Israel’s Law of Return grants the right of immigration to Israel to all Jews, their spouses, children, grandchildren and their spouses. But, as we all know, “all theory is gray, but forever green is the tree of life.” The Israeli judicial system occasionally faces the need to apply common sense and guiding principles of the law to complex cases where the law might be subject to different interpretation depending on the particular circumstances.
Adoption by a Non-Jew
Does a Jew, or a son/grandson of a Jew, forfeit the right of immigration if his or her mother remarries a non-Jew and he or she is adopted by her new husband? The Israeli judicial system struggled to answer this seemingly trivial question for years. Only in 2009, the Attorney General Menachem Mazuz (currently the Supreme Court justice) had to acknowledge that adoption should not be considered a religious conversion. Therefore, a Jew, or a son/grandson of a Jew, will not forfeit the right of immigration due to adoption by a non-Jew parent.
Adoption by a Jew
As we have previously mentioned, the law grants the right of immigration to Israel to all Jews, their spouses, children, grandchildren and their spouses. For example, if a Jew marries a non-Jew and adopts her children, will the newly adopted children become eligible to immigrate to Israel? Based on the aforementioned decision by the Attorney General and the case of Samoilovvs State of Israel (2009), the answer is yes, but not always.
If the adoption is suspected as fraudulent, the State will rightfully deny the petition for immigration. A fraudulent adoption is determined based on various factors, such as age of the adopted child, time passedbetween date of adoption and date of petition, relationship between the adoptive parent and adopted child etc.
In some families, children, for various reasons, are not adopted legally by their Jewish adoptive parents. Does this mean that such adopted children are not eligible to immigrate to Israel?
Not at all. Although there is no judicial precedent of such case, we believe that based on the existing legal practice, the Law of Return shall apply, in certain cases, to children adopted de-facto and raised by their adoptive parents.
Real-Life Compromise Settlements
In real life, in circumstances such as mentioned above, the State usually takes a rather firm stand. Most petitions are denied outright as “groundless.” This should surprise no one: the Ministry of Interior and Nativ (the Israeli liaison organization) have historically demonstrated an extremely narrow and even literal interpretation of the Law of Return desperately trying to reject any “liberal” interpretation of its provisions.
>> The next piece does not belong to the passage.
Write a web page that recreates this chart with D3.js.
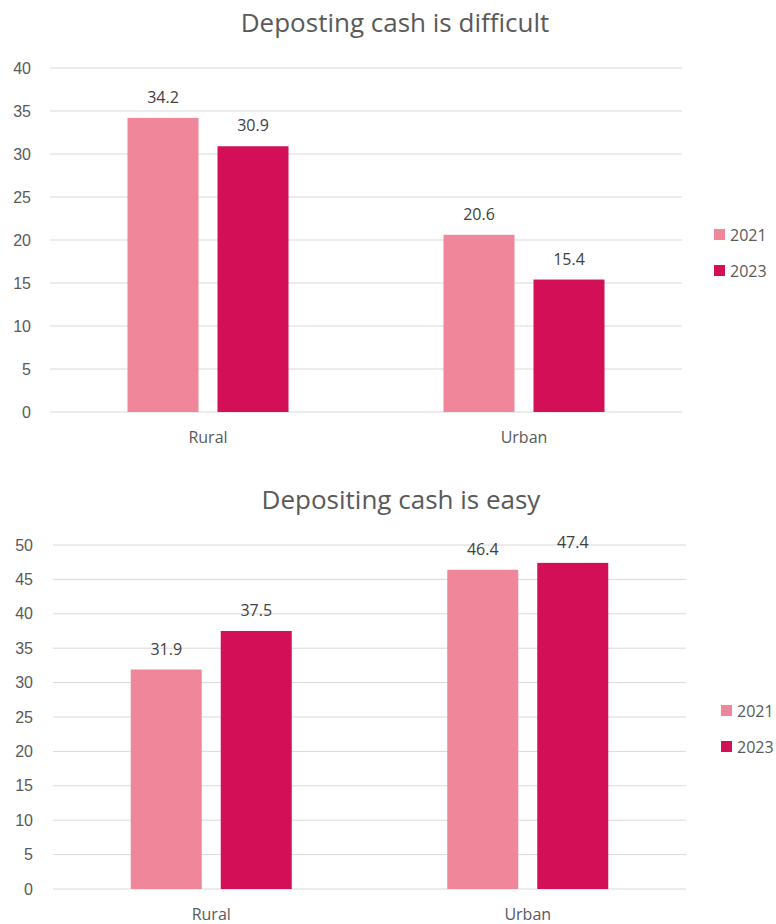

However, in such cases, the High Court of Justice has the last word. Unlike the government that takes a principle and an “ideological” stand, the Supreme Court follows a different rationale. Its decisions must, first and foremost, comply with logic and the law and not conflict with the general guiding principles of civil rights and freedoms and non-discrimination by ethnicity, ideological beliefs, gender, religion and other factors.
In real life, a petitioner who has been denied the right of immigration may appeal the decision in court. Filing an appeal can be done properly only with a help of a competent attorney specializing in the Israeli Administrative Law. If the appeal is duly substantiated, The Supreme Court may order the State to either accept it or offer an acceptable compromise settlement.